I had earned an art degree, but I double majored with an additional degree in Political Science. This major required I study philosophy and political thought. After I graduated and left my island of idealism, I soon realized the "real" world did not reflect too much of what I studied. I traveled to 11 countries in my early twenties and explored cultural differences and revelled in the diversity of cultures and tradition. Stuart Rugg and I were taking 4-12 hour car trips following the greats like Ansel Adams and photographing some of the most majestic landscapes the great western United States had to offer. I made over 46 photo adventures in four years traveling to Alaska, Wyoming Utah, Arizona, New Mexico, Washington, and California. It was on these trips that I learned how to use my camera.
During these long drives Dr. Rugg and I would have many philosophical indulgences. When I was traveling alone in Europe, I would reflect on these conversations and the "character" of the man whose perspective I was privileged to spend time with. I was trying to break down the principles that made up this man's essence.

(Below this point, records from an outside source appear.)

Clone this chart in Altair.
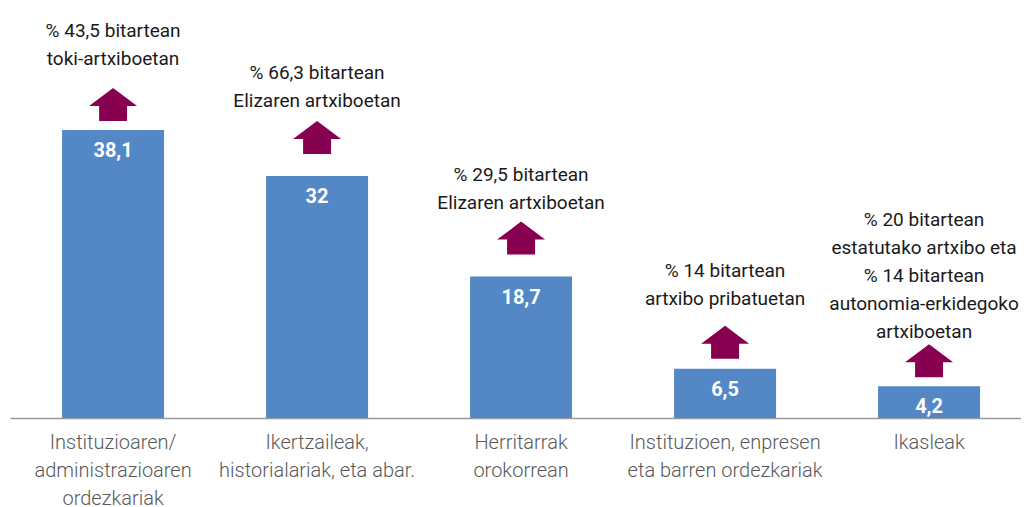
import altair as alt
import pandas as pd

categories = [
    "Instituzioaren/|administrazioaren|ordezkariak",
    "Ikertzaileak,|historialariak, eta abar.",
    "Herritarrak|orokorrean",
    "Instituzioen, enpresen|eta barren ordezkariak",
    "Ikasleak",
]
values = [38.1, 32, 18.7, 6.5, 4.2]
notes = [
    "% 43,5 bitartean|toki-artxiboetan",
    "% 66,3 bitartean|Elizaren artxiboetan",
    "% 29,5 bitartean|Elizaren artxiboetan",
    "% 14 bitartean|artxibo pribatuetan",
    "% 20 bitartean|estatutako artxibo eta|% 14 bitartean|autonomia-erkidegoko|artxiboetan",
]

# style only: pixel gaps (bar top -> arrow bottom, arrow tip -> last note baseline), note x nudge
arrow_gap = [9, 22, 22, 10, 9]
note_gap = [23, 14, 13, 21, 6]
note_dx = [0, 0, 0, 0, -5]
LINE_H = 28

FONT = "Roboto"
BAR = "#5387C6"
ARROW_COLOR = "#880050"
ARROW = "M0,-0.6875 L1,0.0625 L0.583,0.0625 L0.583,0.6875 L-0.583,0.6875 L-0.583,0.0625 L-1,0.0625 Z"

df = pd.DataFrame({"cat": categories, "value": values, "note": notes})

x = alt.X(
    "cat:N",
    sort=categories,
    scale=alt.Scale(paddingInner=0.5, paddingOuter=0.228, align=0.56),
    axis=alt.Axis(
        title=None,
        labelExpr="split(datum.label, '|')",
        labelAngle=0,
        ticks=False,
        tickSize=0,
        labelPadding=14,
        labelFontSize=20,
        labelFont=FONT,
        labelFontWeight=300,
        labelColor="#595959",
        labelLineHeight=28,
        labelBaseline="top",
        labelLimit=400,
        domainColor="#9a9a9a",
        domainWidth=1.5,
        grid=False,
    ),
)
y = alt.Y("value:Q", scale=alt.Scale(domain=[0, 54.23], nice=False), axis=None)

base = alt.Chart(df).encode(x=x, y=y)

bars = base.mark_bar(color=BAR)
vals = base.transform_calculate(
    lbl="replace(format(datum.value, '.1~f'), '.', ',')"
).mark_text(
    baseline="middle", dy=21, color="white", fontWeight="bold", fontSize=20, font=FONT
).encode(text="lbl:N")

layers = [bars, vals]
for i, c in enumerate(categories):
    n_lines = len(notes[i].split("|"))
    sub = base.transform_filter(alt.datum.cat == c)
    arrow = sub.mark_point(
        shape=ARROW, size=2304, filled=True, color=ARROW_COLOR, opacity=1,
        strokeWidth=0, yOffset=-(arrow_gap[i] + 16.5)
    )
    note = sub.transform_calculate(lines="split(datum.note, '|')").mark_text(
        baseline="bottom", lineHeight=LINE_H, fontSize=19, font=FONT, color="#1a1a1a",
        dx=note_dx[i],
        dy=-(arrow_gap[i] + 33 + note_gap[i] - 4) - (n_lines - 1) * LINE_H
    ).encode(text="lines:N")
    layers += [arrow, note]

chart = alt.layer(*layers).properties(
    width=1011,
    height=410,
    autosize=alt.AutoSizeParams(type="none"),
    padding={"left": 2, "top": 0, "right": 0, "bottom": 95},
).configure_view(strokeWidth=0)

chart.save("out.html", embed_options={"renderer": "svg", "actions": False})
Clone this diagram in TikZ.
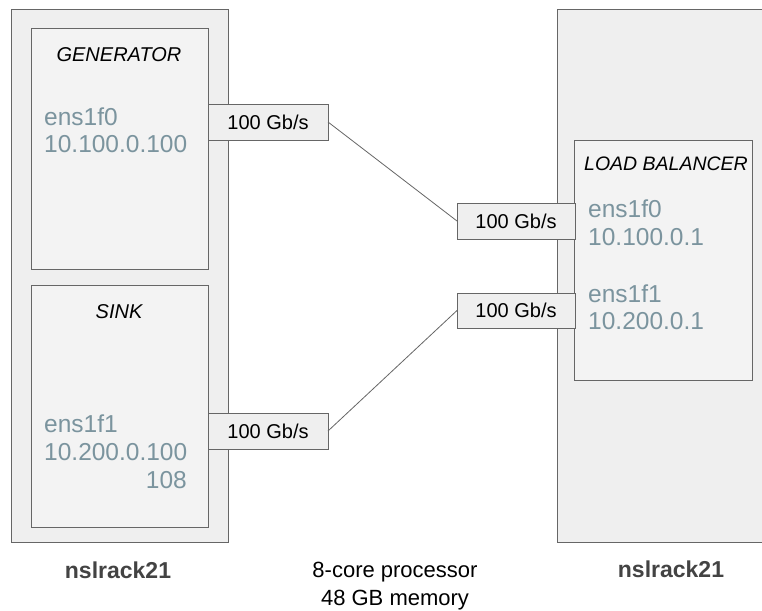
\documentclass[tikz,border=0pt]{standalone}
\usepackage{fontspec}
\setmainfont{Liberation Sans}
\definecolor{rackfill}{HTML}{EFEFEF}
\definecolor{hostfill}{HTML}{F3F3F3}
\definecolor{edge}{HTML}{666666}
\definecolor{iface}{HTML}{7B949E}
\definecolor{rackname}{HTML}{434343}
\begin{document}
\begin{tikzpicture}[x=1pt,y=-1pt,
  box/.style={draw=edge,line width=0.9pt,anchor=north west,inner sep=0pt,outer sep=0pt},
  rack/.style={box,fill=rackfill},
  host/.style={box,fill=hostfill},
  port/.style={box,fill=rackfill,font=\fontsize{20}{22}\selectfont},
  role/.style={anchor=base,font=\fontsize{20}{22}\selectfont\itshape},
  addr/.style={anchor=base west,text=iface,inner sep=0pt,font=\fontsize{24.5}{26}\selectfont},
  caption/.style={anchor=base,text=rackname,font=\fontsize{23}{25}\selectfont\bfseries},
  link/.style={draw=edge,line width=0.8pt}]
\useasboundingbox[fill=white] (0,0) rectangle (762,610);

% left machine
\node[rack,minimum width=217pt,minimum height=533pt] (rackL) at (11,9) {};
\node[host,minimum width=177pt,minimum height=241pt] (gen) at (31,28) {};
\node[host,minimum width=177pt,minimum height=242pt] (sink) at (31,285) {};

% right machine (runs past the page edge)
\fill[rackfill] (557,9) rectangle (762,542);
\draw[edge,line width=0.9pt] (762,9) -- (557,9) -- (557,542) -- (762,542);
\node[host,minimum width=178pt,minimum height=240pt] (lb) at (574,140) {};

% role titles
\node[role] (genT) at (119,61) {GENERATOR};
\node[role] (sinkT) at (119,318) {SINK};
\node[role,anchor=base west,inner sep=0pt,font=\fontsize{19.5}{22}\selectfont\itshape] (lbT) at (584,170) {LOAD BALANCER};

% interface addresses
\node[addr] (g1) at (44,125) {ens1f0};
\node[addr] (g2) at (44,152) {10.100.0.100};
\node[addr] (s1) at (44,432) {ens1f1};
\node[addr] (s2) at (44,460) {10.200.0.100};
\node[addr,anchor=base east] (s3) at (187,488) {108};
\node[addr] (b1) at (588,217) {ens1f0};
\node[addr] (b2) at (588,245) {10.100.0.1};
\node[addr] (b3) at (588,302) {ens1f1};
\node[addr] (b4) at (588,329) {10.200.0.1};

% NIC ports
\node[port,minimum width=120pt,minimum height=36pt] (pG) at (208,104) {100 Gb/s};
\node[port,minimum width=120pt,minimum height=36pt] (pS) at (208,413) {100 Gb/s};
\node[port,minimum width=118pt,minimum height=36pt] (pB0) at (457,203) {100 Gb/s};
\node[port,minimum width=118pt,minimum height=35pt] (pB1) at (457,293) {100 Gb/s};

% cables
\draw[link] (pG.east) -- (pB0.west);
\draw[link] (pS.east) -- (pB1.west);

% captions
\node[caption] (capL) at (118,578) {nslrack21};
\node[caption] (capR) at (671,577) {nslrack21};
\node[anchor=base,font=\fontsize{22}{29}\selectfont,inner sep=0pt] (spec) at (395,577) {8-core processor};
\node[anchor=base,font=\fontsize{22}{29}\selectfont,inner sep=0pt] (mem) at (395,605) {48 GB memory};
\end{tikzpicture}
\end{document}
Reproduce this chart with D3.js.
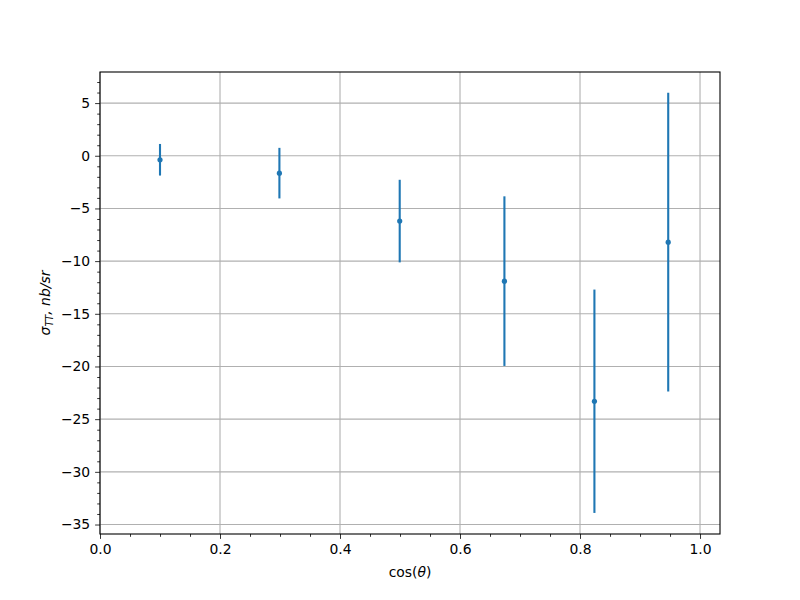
<!DOCTYPE html>
<html><head><meta charset="utf-8">
<script src="https://cdn.jsdelivr.net/npm/d3@7"></script>
<style>body{margin:0;background:#fff}svg{display:block}text{font-family:"DejaVu Sans",sans-serif}</style>
</head><body><svg id="c" width="800" height="600"></svg>
<script>
const xVals = [0.1, 0.299, 0.4995, 0.674, 0.824, 0.947];
const yVals = [-0.38, -1.65, -6.2, -11.9, -23.3, -8.2];
const yErr = [1.5, 2.4, 3.92, 8.05, 10.6, 14.17];
const xTicks = [0.0, 0.2, 0.4, 0.6, 0.8, 1.0];
const yTicks = [5, 0, -5, -10, -15, -20, -25, -30, -35];
const xDomain = [0, 1.0333];
const yDomain = [-35.9, 7.95];

const svg = d3.select("#c");
const L = 100, R = 720, T = 72, B = 534;
const x = d3.scaleLinear().domain(xDomain).range([L, R]);
const y = d3.scaleLinear().domain(yDomain).range([B, T]);
const color = "#1f77b4";
const fmtMinus = v => (v < 0 ? "\u2212" : "") + Math.abs(v);

// grid
const g = svg.append("g");
g.selectAll(".gx").data(xTicks).enter().append("line")
  .attr("x1", d => x(d)).attr("x2", d => x(d)).attr("y1", T).attr("y2", B)
  .attr("stroke", "#b0b0b0").attr("stroke-width", 1.1);
g.selectAll(".gy").data(yTicks).enter().append("line")
  .attr("x1", L).attr("x2", R).attr("y1", d => y(d)).attr("y2", d => y(d))
  .attr("stroke", "#b0b0b0").attr("stroke-width", 1.1);

// axes
const xMinor = d3.range(0, 1.0334, 0.05).filter(v => !xTicks.some(t => Math.abs(t - v) < 1e-6));
const yMinor = d3.range(-35, 8, 1).filter(v => v % 5 !== 0);
const xAxis = d3.axisBottom(x).tickValues(xTicks).tickFormat(d3.format(".1f")).tickSizeInner(4.9).tickSizeOuter(0).tickPadding(4.9);
const xAxisMinor = d3.axisBottom(x).tickValues(xMinor).tickFormat("").tickSizeInner(2.8).tickSizeOuter(0);
const yAxis = d3.axisLeft(y).tickValues(yTicks).tickFormat(fmtMinus).tickSizeInner(4.9).tickSizeOuter(0).tickPadding(4.9);
const yAxisMinor = d3.axisLeft(y).tickValues(yMinor).tickFormat("").tickSizeInner(2.8).tickSizeOuter(0);

function style(sel) {
  sel.select(".domain").remove();
  sel.selectAll("line").attr("stroke", "#000").attr("stroke-width", 0.8);
  sel.selectAll("text").attr("font-size", "13.9px").attr("fill", "#000").attr("font-family", "DejaVu Sans");
}
svg.append("g").attr("transform", `translate(0,${B})`).call(xAxis).call(style);
svg.append("g").attr("transform", `translate(0,${B})`).call(xAxisMinor).call(style);
svg.append("g").attr("transform", `translate(${L},0)`).call(yAxis).call(style);
svg.append("g").attr("transform", `translate(${L},0)`).call(yAxisMinor).call(style);

// error bars
const data = xVals.map((v, i) => ({x: v, y: yVals[i], e: yErr[i]}));
svg.selectAll(".eb").data(data).enter().append("line")
  .attr("x1", d => x(d.x)).attr("x2", d => x(d.x))
  .attr("y1", d => y(d.y + d.e)).attr("y2", d => y(d.y - d.e))
  .attr("stroke", color).attr("stroke-width", 2.1);
svg.selectAll(".pt").data(data).enter().append("circle")
  .attr("cx", d => x(d.x)).attr("cy", d => y(d.y)).attr("r", 2.6)
  .attr("fill", color);

// frame
svg.append("rect").attr("x", L).attr("y", T).attr("width", R - L).attr("height", B - T)
  .attr("fill", "none").attr("stroke", "#000").attr("stroke-width", 1.1);

// labels
const xl = svg.append("text").attr("x", (L + R) / 2).attr("y", 577).attr("text-anchor", "middle")
  .attr("font-size", "13.9px");
xl.append("tspan").text("cos(");
xl.append("tspan").attr("font-style", "italic").text("\u03b8");
xl.append("tspan").text(")");

const yl = svg.append("text").attr("transform", "translate(50,303) rotate(-90)")
  .attr("text-anchor", "middle").attr("font-size", "13.9px").attr("font-style", "italic");
yl.append("tspan").text("\u03c3");
yl.append("tspan").attr("font-size", "9.7px").attr("dy", 3).text("TT");
yl.append("tspan").attr("dy", -3).text(", nb/sr");
</script></body></html>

I broke it down to 5 core principles: Honor, Integrity, Morality, Discipline, and Dedication. Stuart would always talk about honor and integrity, and the influence his Grandmother had in his life. His Grandmother instilled in him principles that she felt every young man should live by. His innately pure heart and her guidance forged an exceptional man. Stuart Rugg is the only person I have admired for his principles; the only other people I have found worthy of modeling (bias obvious)... my father for his heart, my mother for her discipline and my pastor for his call-to-action.
But if you are going to try to make a difference in the world, the "least" you can do is regulate your own impact in the world. I am a man who looks for inspiration and strives to always better myself. I live life with passion and purpose in every aspect. I live by the principles of honor, integrity morality, and discipline. I believe in leading by example and standing up against unprincipled behavior. I currently run the community outreach called Liberty City -SoHo; we work with Rescue Missions, Homeless Youth, Tenement Housing, and needs of the Lower Manhattan community. 2015 marks the year I launch my own non-profit called, One Day Today. It has several missions, long term and short term. We are currently supporting organizations in their incubation to manifest dreams of bringing about change for the betterment of community. We are currently building a jobs site for graduates of the New York City's homeless shelters who are ready to get back on their feet and looking for opportunity and dignity.
I believe that many people look to define themselves by "what you do" for monetary gain as the standard barrier of self worth. It seems then that pride issues inherently form from the struggle of validation and perceived acceptance and reverence as reflected in the market place. I am a bit more of a humanist.
I would like to think it is a far better philosophy to look to what you do with your heart that "defines" you as a person. I feel "simple" selfless good will bears more fruit and will have more life impacting change then any grand gesture of ego and self-achievement.
To sum up my perspective in a sentence: I am a ordinary person striving to do extraordinary things by attempting to live every moment, every effort, every cause with passion and purpose.